How To Present A Fireside Chat In 4 Easy Lessons

This blog was originally published on Forbes as How To Present A Fireside Chat In Four Easy Lessons on Sunday, March 20, 2016.

In case you haven’t heard, presentations delivered standing behind a lectern are out and fireside chats are in. Whether it is an effort to emulate the format originated by President Franklin D. Roosevelt* or an effort to avoid the curse captured by the old Jerry Seinfeld joke: “To the average person, if you go to a funeral, you’re better off in the casket than doing the eulogy,” chats are the new way to present.

Whatever the reason, at conferences, symposia and even the current political campaign, presenters are telling their stories seated in an armchair, discussing their ideas with an interviewer. Last week, presidential candidate Hillary Clinton sat down for just such an exchange with MSNBC host Chris Matthews—in what was surely a welcome relief from her seven intense toe-to-toe debates with her opponent Senator Bernie Sanders.

FDR, whose patrician voice and dignified manner made him sound formal and distant, developed the fireside chat to create a more intimate bond with the public. But the format has another equally-important benefit and, although FDR didn’t need the help, it reduces the pressure that presenters invariably feel when they are the sole center of attention. “Yikes! They’re all looking at me!”

In my pre-presentation coaching career, I was a producer/director of public affairs and news programs at WCBS-TV, and I used the chat format to reduce the pressure that our guests—from the business, scientific, academic, and governmental sectors— invariably felt when they appeared in front of live television cameras. “Yikes!”

We put our guests in dialogues with professional anchorpersons or hosts. The format is still used today and has broadened from in-studio to two-way split-screen exchanges from remote locations. Today, I use the same conversational approach in coaching presentations.

On March 31, I will be using the format at the Global Technology Summit in San Francisco. As part of the conference theme, “Inspiring What’s Next,” I will be interviewing a bright and accomplished young woman named Puneh Ala’i, who is the founder of For The Unseen, a most worthy not-for-profit organization devoted to helping Syrian refuges.

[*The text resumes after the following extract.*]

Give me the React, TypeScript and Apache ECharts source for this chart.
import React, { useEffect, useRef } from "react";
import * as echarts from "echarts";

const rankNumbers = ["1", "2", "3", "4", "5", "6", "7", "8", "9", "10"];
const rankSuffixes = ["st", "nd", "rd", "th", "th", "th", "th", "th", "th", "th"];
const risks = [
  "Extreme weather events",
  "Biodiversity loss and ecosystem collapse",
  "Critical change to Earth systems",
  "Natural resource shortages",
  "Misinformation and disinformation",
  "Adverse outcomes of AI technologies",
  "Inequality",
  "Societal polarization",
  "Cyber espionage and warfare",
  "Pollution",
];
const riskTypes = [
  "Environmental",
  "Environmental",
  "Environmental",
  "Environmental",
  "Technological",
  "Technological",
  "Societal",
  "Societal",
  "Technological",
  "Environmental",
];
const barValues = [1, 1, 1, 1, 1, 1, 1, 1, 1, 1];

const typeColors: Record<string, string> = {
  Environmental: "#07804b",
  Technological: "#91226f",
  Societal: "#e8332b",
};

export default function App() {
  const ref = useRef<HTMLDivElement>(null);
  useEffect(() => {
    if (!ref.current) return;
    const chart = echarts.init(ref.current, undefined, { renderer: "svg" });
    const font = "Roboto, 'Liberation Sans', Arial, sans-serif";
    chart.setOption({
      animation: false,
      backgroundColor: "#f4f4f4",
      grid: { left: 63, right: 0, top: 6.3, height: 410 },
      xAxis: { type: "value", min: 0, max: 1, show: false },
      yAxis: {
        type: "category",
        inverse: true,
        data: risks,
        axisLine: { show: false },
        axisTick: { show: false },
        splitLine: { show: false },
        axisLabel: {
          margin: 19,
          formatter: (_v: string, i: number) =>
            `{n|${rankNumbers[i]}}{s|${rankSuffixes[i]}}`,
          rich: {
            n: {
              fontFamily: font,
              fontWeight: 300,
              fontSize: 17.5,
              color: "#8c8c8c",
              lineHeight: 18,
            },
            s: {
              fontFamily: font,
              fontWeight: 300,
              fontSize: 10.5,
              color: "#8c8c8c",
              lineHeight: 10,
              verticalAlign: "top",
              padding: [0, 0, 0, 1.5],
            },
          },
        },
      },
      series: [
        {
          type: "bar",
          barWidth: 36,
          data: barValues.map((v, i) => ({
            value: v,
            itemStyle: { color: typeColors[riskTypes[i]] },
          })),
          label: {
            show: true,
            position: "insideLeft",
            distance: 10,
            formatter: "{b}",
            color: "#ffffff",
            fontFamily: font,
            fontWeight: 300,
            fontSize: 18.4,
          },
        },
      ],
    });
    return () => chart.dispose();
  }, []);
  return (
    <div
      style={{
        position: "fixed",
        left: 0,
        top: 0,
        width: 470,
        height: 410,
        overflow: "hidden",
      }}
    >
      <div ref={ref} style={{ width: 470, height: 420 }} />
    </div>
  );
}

If you are invited to a give a fireside chat, here are four simple recommendations to help you do it well:

  • Set a roadmap. Determine the key points of your chat in advance and organize them in a logical progression—including the length of each segment and the whole. Announce the structure at the beginning of your session and track the milestones as you proceed. Sound familiar? It’s telling them what you’re going to tell them, tell them, and…
  • Interact with your chat partner/interviewer. All too often, chats tend to fall into the celebrity interview mode where the interviewer merely serves up questions to feed a virtual monologue. Avoid that trap by involving your chat partner’s point of view.
  • Involve the audience. Bring the audience into the discussion by opening the floor to questions either during or after the chat.
  • Eye Contact. Of course, engage with the interviewer, but also involve the audience further by addressing some of your remarks to them.

Above all, be conversational. It’s the best way to calm your nerves and avoid the Jerry Seinfeld curse.

*Maureen Dowd writes about FDR’s fireside chats in The New York Times today.